The now-60-year-old from Childwall saw the paramedics take his son from the ambulance, and "kept telling him to come back to me". But, Mark said: "I knew then mate. I knew he was dead. His arms were over the trolley and he was lifeless. They took him into Alder Hey and they worked on him tirelessly that day for two hours, and we couldn't get him back.

"You send a fit and healthy boy to school - there's no safer place for him while we're out working - and this tragedy happens to him. So we looked into this condition, SADS, and I was horrified to read the government statistics saying that we lose 12 lives a week."

According to the British Heart Foundation, SADS is when a person dies suddenly and unexpectedly from an unexplained cardiac arrest, which is when the heart stops pumping blood, in turn stopping the person's breathing and starving their brain of oxygen. The charity said it affects 500 people every year in the UK.
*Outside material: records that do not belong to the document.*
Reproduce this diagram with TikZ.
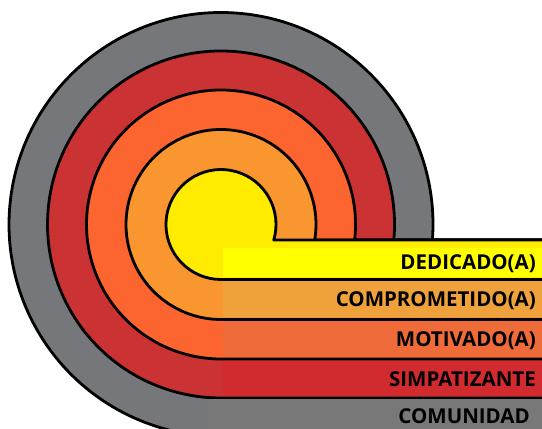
\documentclass[tikz,border=0pt]{standalone}
\usepackage{fontspec}
\setmainfont{Open Sans}
\usepackage{tikz}
\usetikzlibrary{calc}

\definecolor{cgray}{RGB}{117,119,123}
\definecolor{cred}{RGB}{203,50,52}
\definecolor{corange}{RGB}{253,101,48}
\definecolor{clight}{RGB}{249,150,47}
\definecolor{cyellow}{RGB}{255,236,0}
\definecolor{bgray}{RGB}{120,120,120}
\definecolor{bred}{RGB}{209,43,47}
\definecolor{borange}{RGB}{239,107,58}
\definecolor{blight}{RGB}{239,161,60}
\definecolor{byellow}{RGB}{255,255,0}

\begin{document}
\begin{tikzpicture}[x=1pt,y=1pt,
  layer/.style={draw=black,line width=2.8pt,line join=round},
  level/.style={anchor=east,inner xsep=6pt,inner ysep=0pt,text width=307pt,align=right,
    text height=14.5pt,text depth=0pt,font=\fontsize{20.5}{21}\selectfont\bfseries}]

\useasboundingbox (0,0) rectangle (542,429);
\clip (0,0) rectangle (542,429);

\coordinate (c) at (221,204.5);

% rings, outside in
\filldraw[layer,fill=cgray] ([shift={(-4.19:212)}]c) arc[start angle=-4.19,end angle=270,radius=212] -- (548,-7.5) -- (548,189) -- cycle;
\filldraw[layer,fill=cred] ([shift={(-5.13:173.5)}]c) arc[start angle=-5.13,end angle=270,radius=173.5] -- (548,31) -- (548,189) -- cycle;
\filldraw[layer,fill=corange] ([shift={(-6.62:134.5)}]c) arc[start angle=-6.62,end angle=270,radius=134.5] -- (548,70) -- (548,189) -- cycle;
\filldraw[layer,fill=clight] ([shift={(-9.39:95)}]c) arc[start angle=-9.39,end angle=270,radius=95] -- (548,109.5) -- (548,189) -- cycle;
\filldraw[layer,fill=cyellow] ([shift={(-16.37:55)}]c) arc[start angle=-16.37,end angle=270,radius=55] -- (548,149.5) -- (548,189) -- cycle;

% labels
\node[level,fill=byellow,minimum height=29pt] (dedicado) at (542,166.5) {DEDICADO(A)};
\node[level,fill=blight,minimum height=36pt] (comprometido) at (542,129.5) {COMPROMETIDO(A)};
\node[level,fill=borange,minimum height=36pt] (motivado) at (542,89.5) {MOTIVADO(A)};
\node[level,fill=bred,minimum height=35pt] (simpatizante) at (542,50) {SIMPATIZANTE};
\node[level,fill=bgray,minimum height=35pt,text width=310pt,inner xsep=12pt] (comunidad) at (542,12.5) {COMUNIDAD};

\end{tikzpicture}
\end{document}
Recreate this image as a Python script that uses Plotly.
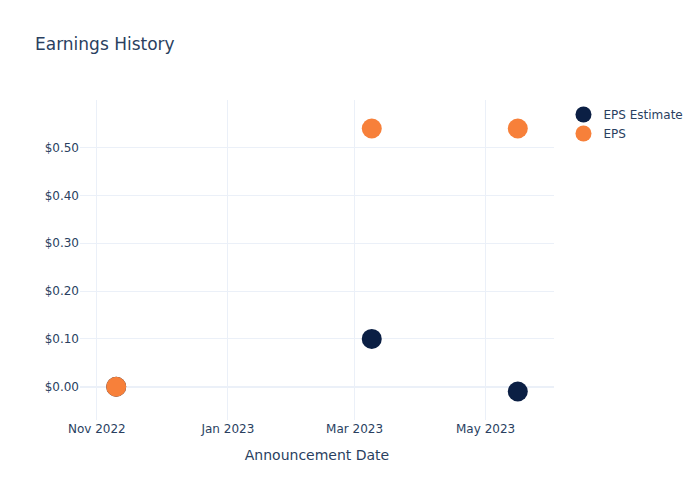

Research shows using a defibrillator to give the heart an electric shock within three to five minutes of a cardiac arrest increases the chance of survival by over 40%. This means Oliver could have survived if one had been available, and the fact prompted his family to launch The Oliver King Foundation in January 2012 to campaign for defibrillators in every school.

Mark said: "I was angry because my Ollie wasn't the first one to die of a sudden cardiac arrest, whether it be in school or out of school. And I was wondering why it hadn't been done beforehand, why he wasn't protected, why our kids weren't protected in schools, indeed why the wider public aren't protected."

Since then, he's travelled around the country, personally delivering every one of the 6,000 defibrillators the charity has distributed, including in every school in Merseyside. The Oliver King Foundation has trained 135,000 people in how to use them, and their efforts have saved 65 lives, the latest one being a teacher last Friday, according to Mark.

After meeting with then-Education Secretary and current Chancellor, Nadhim Zahawi, Mark and the Oliver King Foundation convinced the government to install defibrillators in every state-funded school in England by the the end of the 2022/2023 academic year, roughly 12 months away. Laughing, Mark said: "I think what shut the government up is I threatened to become an MP, so I think they've said, we'd better let him have what he wants'.

"The feeling is absolutely fantastic. It's the culmination of 11 years of hard work all coming together. All of a sudden, it's just all fell into place. It's unbelievable. I thought we were going to be campaigning for a lot longer, to be honest.

"What's kept us going is knowing that when we get this far, we'll save a lot more lives than we already have saved with the foundation, you know. The Oliver King Foundation is representing each parent around the country because I don't want any other parents to go through what we went through on March 2, 2011."

The King family couldn't have got through it without the support of the local community who rallied around them, like people from King David High School who delivered food parcels to the house after Oliver died. Mark said: "You don't get any kinder people than Liverpool people."

He paid special thanks to former Mayor of Liverpool Joe Anderson, who "started the ball rolling for the foundation", and to former Liverpool FC player Jamie Carragher who backs the campaign and said a man's life was saved by a defibrillator the foundation placed in his gym, and to Garston and Halewood MP, Maria Eagle, who helped the charity meet MPs in London.

Once the rollout of defibrillators in English state schools is complete, Mark hopes to set up a centre where kids can get an electrocardiogram (ECG) to check the heart's rhythm and electrical activity, and test for SADS. He said people who've suffered heart attacks or had pacemakers fitted will be able to go there to exercise, eat and mix with people in similar situations, thereby keeping them physically and mentally healthy.